▶ _Dataset excerpt_
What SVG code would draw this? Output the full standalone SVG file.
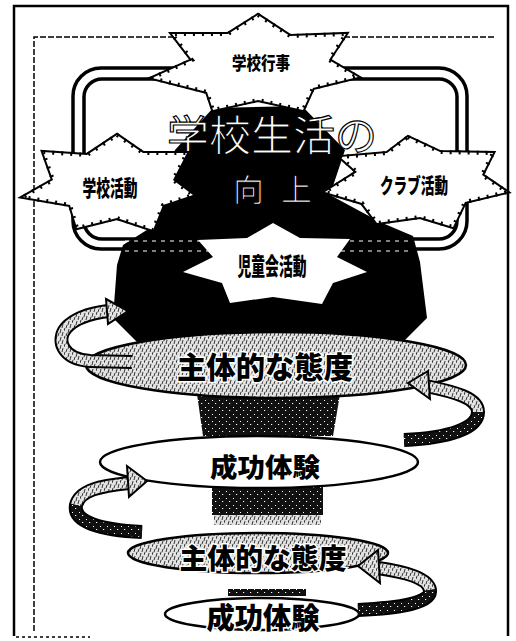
<svg xmlns="http://www.w3.org/2000/svg" width="516" height="641" viewBox="0 0 516 641">
<style>
.frame{fill:none;stroke:#000;stroke-width:2.5}
.inner{fill:none;stroke:#000;stroke-width:1.5;stroke-dasharray:6 2}
.rr{fill:none;stroke:#000;stroke-width:3.5}
.star{fill:#fff;stroke:#000;stroke-width:4;stroke-linejoin:miter}
.sdash{fill:none;stroke:#fff;stroke-width:1;stroke-dasharray:2 7}
.lbl{font-family:"Noto Sans CJK JP","Noto Sans",sans-serif;font-weight:900;fill:#000;text-anchor:middle}
.title{font-family:"Noto Sans CJK JP","Noto Sans",sans-serif;font-weight:400;fill:#fff;stroke:#000;stroke-width:1.2}
.etext{font-family:"Noto Sans CJK JP","Noto Sans",sans-serif;font-weight:900;fill:#000;stroke:#fff;stroke-width:3;paint-order:stroke;text-anchor:middle}
.ell{stroke:#000;stroke-width:2.5}
.band{fill:none;stroke:#000;stroke-width:14;stroke-linecap:butt}
.bandin{fill:none;stroke:url(#tex);stroke-width:10;stroke-linecap:butt}
.bandback{fill:none;stroke:url(#dark);stroke-width:10;stroke-linecap:butt}
.head{fill:url(#tex);stroke:#000;stroke-width:2;stroke-linejoin:miter}
</style>
<defs>
<pattern id="tex" width="8" height="8" patternUnits="userSpaceOnUse">
<rect width="8" height="8" fill="#e2e2e2"/>
<path d="M1 0 L0 3 M5 1 L4 5 M3 5 L2 8 M7 4 L6 8" stroke="#222" stroke-width="0.9"/>
</pattern>
<pattern id="dark" width="7" height="7" patternUnits="userSpaceOnUse">
<rect width="7" height="7" fill="#111"/>
<rect x="2" y="1" width="1" height="1" fill="#fff"/>
<rect x="5" y="4" width="1.2" height="1" fill="#fff"/>
</pattern>
</defs>

<g id="frame">
<path class="frame" d="M14,636 L14,6 L508,6 L508,636"/>
<path class="inner" d="M34,631 L34,37 L494,37"/>
<path d="M16,637 L90,637" stroke="#000" stroke-width="1.5" stroke-dasharray="3 3"/>
</g>

<g id="loop">
<rect class="rr" x="73" y="68" width="394" height="181" rx="28"/>
<rect class="rr" x="84" y="79" width="373" height="160" rx="18"/>
</g>

<g id="silhouette">
<path d="M213,108 L302,106 L345,150 L330,195 L380,222 L413,236 L420,262 L427,318 L400,345 L140,345 L113,318 L117,265 L123,245 L150,228 L165,175 L175,150 Z" fill="#000"/>
<path d="M125,241 L413,241 M125,251 L413,251" stroke="#fff" stroke-width="1.2" stroke-dasharray="4 5"/>
</g>

<g id="title">
<text class="title" x="272" y="151" font-size="42" text-anchor="middle">学校生活の</text>
<text class="title" x="233 281" y="201" font-size="31">向上</text>
</g>

<g id="star-gyoji">
<polygon id="p1" class="star" points="258,15 290,36 346,34 329,60 358,77 313,88 303,110 258,100 213,110 207,92 152,78 192,60 172,34 228,34"/>
<use href="#p1" class="sdash"/>
<text class="lbl" x="261" y="70" font-size="18" textLength="58" lengthAdjust="spacingAndGlyphs">学校行事</text>
</g>

<g id="star-gakkyu">
<polygon id="p2" class="star" points="117,135 143,153 187,153 173,180 193,195 163,205 153,230 117,218 77,228 70,205 23,197 53,180 43,152 87,155"/>
<use href="#p2" class="sdash"/>
<text class="lbl" x="110" y="196" font-size="22" textLength="55" lengthAdjust="spacingAndGlyphs">学校活動</text>
</g>

<g id="star-club">
<polygon id="p3" class="star" points="408,137 440,152 493,153 482,175 507,192 465,202 453,227 420,217 377,223 362,203 325,192 357,172 340,157 387,153"/>
<use href="#p3" class="sdash"/>
<text class="lbl" x="414" y="193" font-size="21" textLength="68" lengthAdjust="spacingAndGlyphs">クラブ活動</text>
</g>

<g id="star-jidokai">
<polygon points="273,223 300,238 350,239 337,257 367,272 333,283 322,304 273,297 230,303 222,283 183,272 213,257 198,240 247,238" fill="#fff"/>
<text class="lbl" x="272" y="275" font-size="24" textLength="69" lengthAdjust="spacingAndGlyphs">児童会活動</text>
</g>

<g id="bands">
<polygon points="197,394 340,394 333,436 203,436" fill="url(#dark)"/>
<rect x="212" y="486" width="111" height="29" fill="url(#dark)"/>
<rect x="214" y="515" width="107" height="10" fill="url(#tex)"/>
<rect x="228" y="589" width="78" height="7" fill="url(#dark)"/>
</g>

<g id="ellipse1">
<ellipse class="ell" cx="276" cy="365" rx="190" ry="33" fill="url(#tex)"/>
<text class="etext" x="265" y="378" font-size="30" textLength="176" lengthAdjust="spacingAndGlyphs">主体的な態度</text>
</g>

<g id="ellipse2">
<ellipse class="ell" cx="259" cy="462" rx="159" ry="26" fill="#fff"/>
<text class="etext" x="265" y="477" font-size="26" textLength="110" lengthAdjust="spacingAndGlyphs">成功体験</text>
</g>

<g id="ellipse3">
<ellipse class="ell" cx="258" cy="553" rx="130" ry="20" fill="url(#tex)"/>
<text class="etext" x="263" y="569" font-size="28" textLength="167" lengthAdjust="spacingAndGlyphs">主体的な態度</text>
</g>

<g id="ellipse4">
<ellipse class="ell" cx="262" cy="614" rx="97" ry="16" fill="#fff"/>
<text class="etext" x="263" y="629" font-size="29" textLength="113" lengthAdjust="spacingAndGlyphs">成功体験</text>
</g>

<g id="connectors">
<path class="band" d="M132,362 L90,361 C62,359 56,340 66,328 C75,318 92,313 108,311"/>
<path class="bandin" d="M132,362 L90,361 C62,359 56,340 66,328 C75,318 92,313 108,311"/>
<polygon class="head" points="106,299 128,311 108,324"/>

<path class="band" d="M426,386 C455,392 478,398 478,412 C478,428 450,438 404,440"/>
<path class="bandin" d="M426,386 C455,392 478,398 478,412"/>
<path class="bandback" d="M478,412 C478,428 450,438 404,440"/>
<polygon class="head" points="428,371 408,383 430,399"/>

<path class="band" d="M129,483 C100,486 80,490 76,505 C73,522 100,530 142,532"/>
<path class="bandin" d="M129,483 C100,486 80,490 76,505"/>
<path class="bandback" d="M76,505 C73,522 100,530 142,532"/>
<polygon class="head" points="127,466 147,481 129,497"/>

<path class="band" d="M378,568 C405,572 428,578 430,590 C432,603 400,608 358,610"/>
<path class="bandin" d="M378,568 C405,572 428,578 430,590"/>
<path class="bandback" d="M430,590 C432,603 400,608 358,610"/>
<polygon class="head" points="378,550 358,566 380,583"/>
</g>
</svg>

▶ _Given problem_
Omit pictures; set down the rest of the material word for word.

▶ _Expected output_
What SVG code would draw this? Output the full standalone SVG file.
<svg xmlns="http://www.w3.org/2000/svg" width="516" height="641" viewBox="0 0 516 641">
<style>
.frame{fill:none;stroke:#000;stroke-width:2.5}
.inner{fill:none;stroke:#000;stroke-width:1.5;stroke-dasharray:6 2}
.rr{fill:none;stroke:#000;stroke-width:3.5}
.star{fill:#fff;stroke:#000;stroke-width:4;stroke-linejoin:miter}
.sdash{fill:none;stroke:#fff;stroke-width:1;stroke-dasharray:2 7}
.lbl{font-family:"Noto Sans CJK JP","Noto Sans",sans-serif;font-weight:900;fill:#000;text-anchor:middle}
.title{font-family:"Noto Sans CJK JP","Noto Sans",sans-serif;font-weight:400;fill:#fff;stroke:#000;stroke-width:1.2}
.etext{font-family:"Noto Sans CJK JP","Noto Sans",sans-serif;font-weight:900;fill:#000;stroke:#fff;stroke-width:3;paint-order:stroke;text-anchor:middle}
.ell{stroke:#000;stroke-width:2.5}
.band{fill:none;stroke:#000;stroke-width:14;stroke-linecap:butt}
.bandin{fill:none;stroke:url(#tex);stroke-width:10;stroke-linecap:butt}
.bandback{fill:none;stroke:url(#dark);stroke-width:10;stroke-linecap:butt}
.head{fill:url(#tex);stroke:#000;stroke-width:2;stroke-linejoin:miter}
</style>
<defs>
<pattern id="tex" width="8" height="8" patternUnits="userSpaceOnUse">
<rect width="8" height="8" fill="#e2e2e2"/>
<path d="M1 0 L0 3 M5 1 L4 5 M3 5 L2 8 M7 4 L6 8" stroke="#222" stroke-width="0.9"/>
</pattern>
<pattern id="dark" width="7" height="7" patternUnits="userSpaceOnUse">
<rect width="7" height="7" fill="#111"/>
<rect x="2" y="1" width="1" height="1" fill="#fff"/>
<rect x="5" y="4" width="1.2" height="1" fill="#fff"/>
</pattern>
</defs>

<g id="frame">
<path class="frame" d="M14,636 L14,6 L508,6 L508,636"/>
<path class="inner" d="M34,631 L34,37 L494,37"/>
<path d="M16,637 L90,637" stroke="#000" stroke-width="1.5" stroke-dasharray="3 3"/>
</g>

<g id="loop">
<rect class="rr" x="73" y="68" width="394" height="181" rx="28"/>
<rect class="rr" x="84" y="79" width="373" height="160" rx="18"/>
</g>

<g id="silhouette">
<path d="M213,108 L302,106 L345,150 L330,195 L380,222 L413,236 L420,262 L427,318 L400,345 L140,345 L113,318 L117,265 L123,245 L150,228 L165,175 L175,150 Z" fill="#000"/>
<path d="M125,241 L413,241 M125,251 L413,251" stroke="#fff" stroke-width="1.2" stroke-dasharray="4 5"/>
</g>

<g id="title">
<text class="title" x="272" y="151" font-size="42" text-anchor="middle">学校生活の</text>
<text class="title" x="233 281" y="201" font-size="31">向上</text>
</g>

<g id="star-gyoji">
<polygon id="p1" class="star" points="258,15 290,36 346,34 329,60 358,77 313,88 303,110 258,100 213,110 207,92 152,78 192,60 172,34 228,34"/>
<use href="#p1" class="sdash"/>
<text class="lbl" x="261" y="70" font-size="18" textLength="58" lengthAdjust="spacingAndGlyphs">学校行事</text>
</g>

<g id="star-gakkyu">
<polygon id="p2" class="star" points="117,135 143,153 187,153 173,180 193,195 163,205 153,230 117,218 77,228 70,205 23,197 53,180 43,152 87,155"/>
<use href="#p2" class="sdash"/>
<text class="lbl" x="110" y="196" font-size="22" textLength="55" lengthAdjust="spacingAndGlyphs">学校活動</text>
</g>

<g id="star-club">
<polygon id="p3" class="star" points="408,137 440,152 493,153 482,175 507,192 465,202 453,227 420,217 377,223 362,203 325,192 357,172 340,157 387,153"/>
<use href="#p3" class="sdash"/>
<text class="lbl" x="414" y="193" font-size="21" textLength="68" lengthAdjust="spacingAndGlyphs">クラブ活動</text>
</g>

<g id="star-jidokai">
<polygon points="273,223 300,238 350,239 337,257 367,272 333,283 322,304 273,297 230,303 222,283 183,272 213,257 198,240 247,238" fill="#fff"/>
<text class="lbl" x="272" y="275" font-size="24" textLength="69" lengthAdjust="spacingAndGlyphs">児童会活動</text>
</g>

<g id="bands">
<polygon points="197,394 340,394 333,436 203,436" fill="url(#dark)"/>
<rect x="212" y="486" width="111" height="29" fill="url(#dark)"/>
<rect x="214" y="515" width="107" height="10" fill="url(#tex)"/>
<rect x="228" y="589" width="78" height="7" fill="url(#dark)"/>
</g>

<g id="ellipse1">
<ellipse class="ell" cx="276" cy="365" rx="190" ry="33" fill="url(#tex)"/>
<text class="etext" x="265" y="378" font-size="30" textLength="176" lengthAdjust="spacingAndGlyphs">主体的な態度</text>
</g>

<g id="ellipse2">
<ellipse class="ell" cx="259" cy="462" rx="159" ry="26" fill="#fff"/>
<text class="etext" x="265" y="477" font-size="26" textLength="110" lengthAdjust="spacingAndGlyphs">成功体験</text>
</g>

<g id="ellipse3">
<ellipse class="ell" cx="258" cy="553" rx="130" ry="20" fill="url(#tex)"/>
<text class="etext" x="263" y="569" font-size="28" textLength="167" lengthAdjust="spacingAndGlyphs">主体的な態度</text>
</g>

<g id="ellipse4">
<ellipse class="ell" cx="262" cy="614" rx="97" ry="16" fill="#fff"/>
<text class="etext" x="263" y="629" font-size="29" textLength="113" lengthAdjust="spacingAndGlyphs">成功体験</text>
</g>

<g id="connectors">
<path class="band" d="M132,362 L90,361 C62,359 56,340 66,328 C75,318 92,313 108,311"/>
<path class="bandin" d="M132,362 L90,361 C62,359 56,340 66,328 C75,318 92,313 108,311"/>
<polygon class="head" points="106,299 128,311 108,324"/>

<path class="band" d="M426,386 C455,392 478,398 478,412 C478,428 450,438 404,440"/>
<path class="bandin" d="M426,386 C455,392 478,398 478,412"/>
<path class="bandback" d="M478,412 C478,428 450,438 404,440"/>
<polygon class="head" points="428,371 408,383 430,399"/>

<path class="band" d="M129,483 C100,486 80,490 76,505 C73,522 100,530 142,532"/>
<path class="bandin" d="M129,483 C100,486 80,490 76,505"/>
<path class="bandback" d="M76,505 C73,522 100,530 142,532"/>
<polygon class="head" points="127,466 147,481 129,497"/>

<path class="band" d="M378,568 C405,572 428,578 430,590 C432,603 400,608 358,610"/>
<path class="bandin" d="M378,568 C405,572 428,578 430,590"/>
<path class="bandback" d="M430,590 C432,603 400,608 358,610"/>
<polygon class="head" points="378,550 358,566 380,583"/>
</g>
</svg>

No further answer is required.